**What is being asked:** Reproduce word for word the lines from the beginning of the entries to the line with "from bokeh.resources import INLINE", both included, but none of the pictures.

**Material for this exercise:**
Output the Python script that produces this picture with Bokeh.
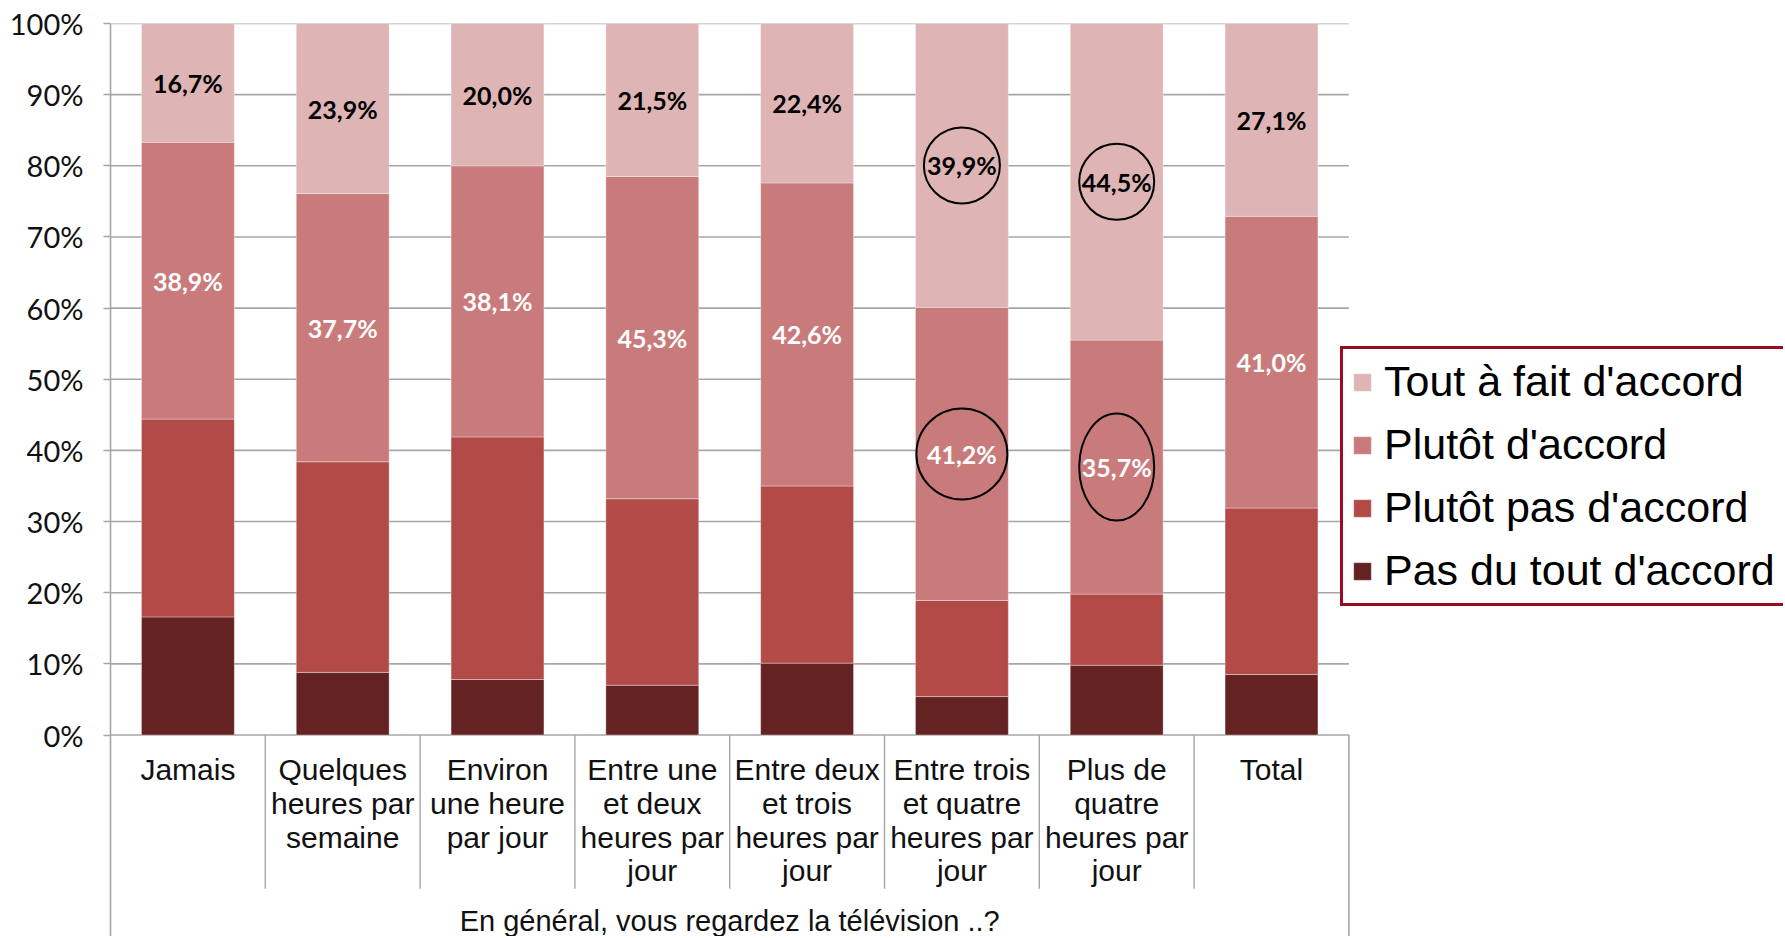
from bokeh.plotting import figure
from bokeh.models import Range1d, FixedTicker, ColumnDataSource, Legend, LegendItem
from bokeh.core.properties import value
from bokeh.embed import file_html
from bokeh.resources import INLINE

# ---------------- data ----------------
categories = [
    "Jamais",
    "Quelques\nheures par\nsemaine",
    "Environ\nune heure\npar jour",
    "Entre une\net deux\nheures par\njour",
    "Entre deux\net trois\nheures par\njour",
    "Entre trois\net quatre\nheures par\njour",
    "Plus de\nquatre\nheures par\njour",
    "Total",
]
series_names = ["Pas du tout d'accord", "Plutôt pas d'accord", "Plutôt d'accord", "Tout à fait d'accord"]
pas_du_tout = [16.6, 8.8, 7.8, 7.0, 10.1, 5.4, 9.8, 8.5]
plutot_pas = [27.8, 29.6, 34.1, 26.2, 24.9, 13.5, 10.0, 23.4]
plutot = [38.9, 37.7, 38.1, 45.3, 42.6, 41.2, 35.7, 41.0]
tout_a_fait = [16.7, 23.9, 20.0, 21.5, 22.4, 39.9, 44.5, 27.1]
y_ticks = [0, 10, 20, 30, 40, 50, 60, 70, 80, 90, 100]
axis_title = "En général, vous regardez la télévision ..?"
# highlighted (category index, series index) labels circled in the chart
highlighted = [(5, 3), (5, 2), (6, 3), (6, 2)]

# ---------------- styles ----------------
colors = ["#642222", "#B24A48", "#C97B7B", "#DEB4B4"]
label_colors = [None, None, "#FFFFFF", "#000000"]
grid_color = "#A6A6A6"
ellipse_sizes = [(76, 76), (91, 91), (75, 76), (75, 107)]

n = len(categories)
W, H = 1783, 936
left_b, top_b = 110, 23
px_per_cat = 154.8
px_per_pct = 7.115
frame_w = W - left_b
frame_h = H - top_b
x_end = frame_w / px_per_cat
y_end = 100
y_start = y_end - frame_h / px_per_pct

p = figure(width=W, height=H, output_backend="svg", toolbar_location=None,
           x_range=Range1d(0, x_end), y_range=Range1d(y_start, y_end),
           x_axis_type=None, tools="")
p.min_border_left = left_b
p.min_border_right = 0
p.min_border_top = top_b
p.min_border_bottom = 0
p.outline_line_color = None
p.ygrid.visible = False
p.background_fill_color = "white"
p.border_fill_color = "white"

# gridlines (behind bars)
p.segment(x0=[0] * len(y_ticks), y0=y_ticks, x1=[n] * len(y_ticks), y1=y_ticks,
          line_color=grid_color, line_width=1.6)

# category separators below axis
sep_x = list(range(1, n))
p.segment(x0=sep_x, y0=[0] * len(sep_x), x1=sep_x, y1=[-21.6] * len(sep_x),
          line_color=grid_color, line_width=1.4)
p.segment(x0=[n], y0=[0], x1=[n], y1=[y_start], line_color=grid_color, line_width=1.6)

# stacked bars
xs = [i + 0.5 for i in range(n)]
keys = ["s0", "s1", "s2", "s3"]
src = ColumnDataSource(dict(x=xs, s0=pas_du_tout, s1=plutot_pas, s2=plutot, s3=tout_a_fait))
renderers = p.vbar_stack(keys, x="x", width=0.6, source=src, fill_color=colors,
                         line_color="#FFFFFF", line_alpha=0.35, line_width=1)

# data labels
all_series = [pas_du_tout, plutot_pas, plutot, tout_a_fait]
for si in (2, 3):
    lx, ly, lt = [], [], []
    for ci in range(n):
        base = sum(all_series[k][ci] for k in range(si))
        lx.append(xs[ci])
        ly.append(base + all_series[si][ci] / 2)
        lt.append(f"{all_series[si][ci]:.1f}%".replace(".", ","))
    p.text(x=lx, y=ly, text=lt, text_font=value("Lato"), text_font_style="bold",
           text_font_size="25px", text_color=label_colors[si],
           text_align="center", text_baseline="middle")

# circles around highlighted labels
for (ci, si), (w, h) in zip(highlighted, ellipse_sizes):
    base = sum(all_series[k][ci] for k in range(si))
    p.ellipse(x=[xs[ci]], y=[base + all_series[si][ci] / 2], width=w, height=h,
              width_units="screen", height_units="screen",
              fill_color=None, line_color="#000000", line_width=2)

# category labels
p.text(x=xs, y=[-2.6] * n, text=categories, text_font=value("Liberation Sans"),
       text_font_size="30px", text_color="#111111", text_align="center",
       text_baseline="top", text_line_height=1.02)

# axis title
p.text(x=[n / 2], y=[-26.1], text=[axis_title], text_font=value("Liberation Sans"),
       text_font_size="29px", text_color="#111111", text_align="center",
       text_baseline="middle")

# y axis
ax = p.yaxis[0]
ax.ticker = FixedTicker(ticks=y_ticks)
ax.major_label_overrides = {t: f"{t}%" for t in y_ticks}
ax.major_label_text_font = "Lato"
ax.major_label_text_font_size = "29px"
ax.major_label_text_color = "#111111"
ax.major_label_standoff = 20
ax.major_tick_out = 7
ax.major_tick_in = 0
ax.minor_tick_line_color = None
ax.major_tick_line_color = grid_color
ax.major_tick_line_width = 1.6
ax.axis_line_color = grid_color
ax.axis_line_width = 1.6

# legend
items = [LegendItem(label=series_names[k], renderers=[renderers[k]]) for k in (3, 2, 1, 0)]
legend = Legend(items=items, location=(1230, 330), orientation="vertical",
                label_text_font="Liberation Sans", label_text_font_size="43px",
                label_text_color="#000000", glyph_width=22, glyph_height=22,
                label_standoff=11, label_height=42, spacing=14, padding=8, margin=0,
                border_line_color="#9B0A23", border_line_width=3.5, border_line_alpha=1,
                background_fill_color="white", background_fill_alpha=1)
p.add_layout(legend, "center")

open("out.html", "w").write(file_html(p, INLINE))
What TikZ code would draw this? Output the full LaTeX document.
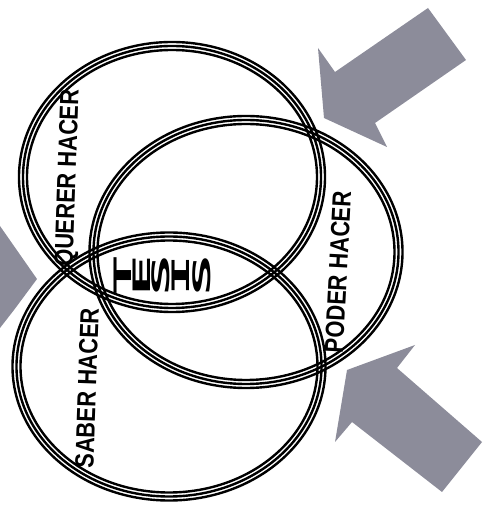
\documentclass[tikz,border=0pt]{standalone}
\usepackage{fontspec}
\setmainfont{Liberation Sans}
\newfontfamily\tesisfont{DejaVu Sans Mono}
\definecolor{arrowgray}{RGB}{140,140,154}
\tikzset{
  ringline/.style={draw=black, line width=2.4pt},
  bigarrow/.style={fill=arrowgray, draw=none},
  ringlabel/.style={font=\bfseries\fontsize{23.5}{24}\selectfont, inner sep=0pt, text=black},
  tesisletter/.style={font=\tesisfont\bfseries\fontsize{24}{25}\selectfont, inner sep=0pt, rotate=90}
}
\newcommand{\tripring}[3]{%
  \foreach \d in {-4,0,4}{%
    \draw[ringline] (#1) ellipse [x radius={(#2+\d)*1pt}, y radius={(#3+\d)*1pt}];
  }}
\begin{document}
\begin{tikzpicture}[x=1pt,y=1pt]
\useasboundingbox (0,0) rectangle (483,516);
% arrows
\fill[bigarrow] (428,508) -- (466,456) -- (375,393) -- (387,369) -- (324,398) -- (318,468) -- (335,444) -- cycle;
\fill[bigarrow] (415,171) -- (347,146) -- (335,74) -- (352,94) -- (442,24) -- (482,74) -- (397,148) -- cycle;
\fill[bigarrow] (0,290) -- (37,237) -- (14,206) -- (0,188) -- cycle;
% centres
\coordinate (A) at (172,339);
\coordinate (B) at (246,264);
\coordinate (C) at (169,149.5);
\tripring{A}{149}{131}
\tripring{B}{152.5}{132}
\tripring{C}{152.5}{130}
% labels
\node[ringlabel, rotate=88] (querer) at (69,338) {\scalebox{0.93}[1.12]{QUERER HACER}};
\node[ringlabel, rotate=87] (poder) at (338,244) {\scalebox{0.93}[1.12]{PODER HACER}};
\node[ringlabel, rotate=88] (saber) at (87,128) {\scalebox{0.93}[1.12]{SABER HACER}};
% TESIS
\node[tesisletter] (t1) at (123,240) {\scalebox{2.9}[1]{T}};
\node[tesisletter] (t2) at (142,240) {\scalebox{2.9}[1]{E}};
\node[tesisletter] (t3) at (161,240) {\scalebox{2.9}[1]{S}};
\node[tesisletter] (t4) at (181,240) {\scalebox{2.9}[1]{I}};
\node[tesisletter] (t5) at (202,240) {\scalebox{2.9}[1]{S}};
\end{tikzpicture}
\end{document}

**Task result:**
Output the Python script that produces this picture with Bokeh.
from bokeh.plotting import figure
from bokeh.models import Range1d, FixedTicker, ColumnDataSource, Legend, LegendItem
from bokeh.core.properties import value
from bokeh.embed import file_html
from bokeh.resources import INLINE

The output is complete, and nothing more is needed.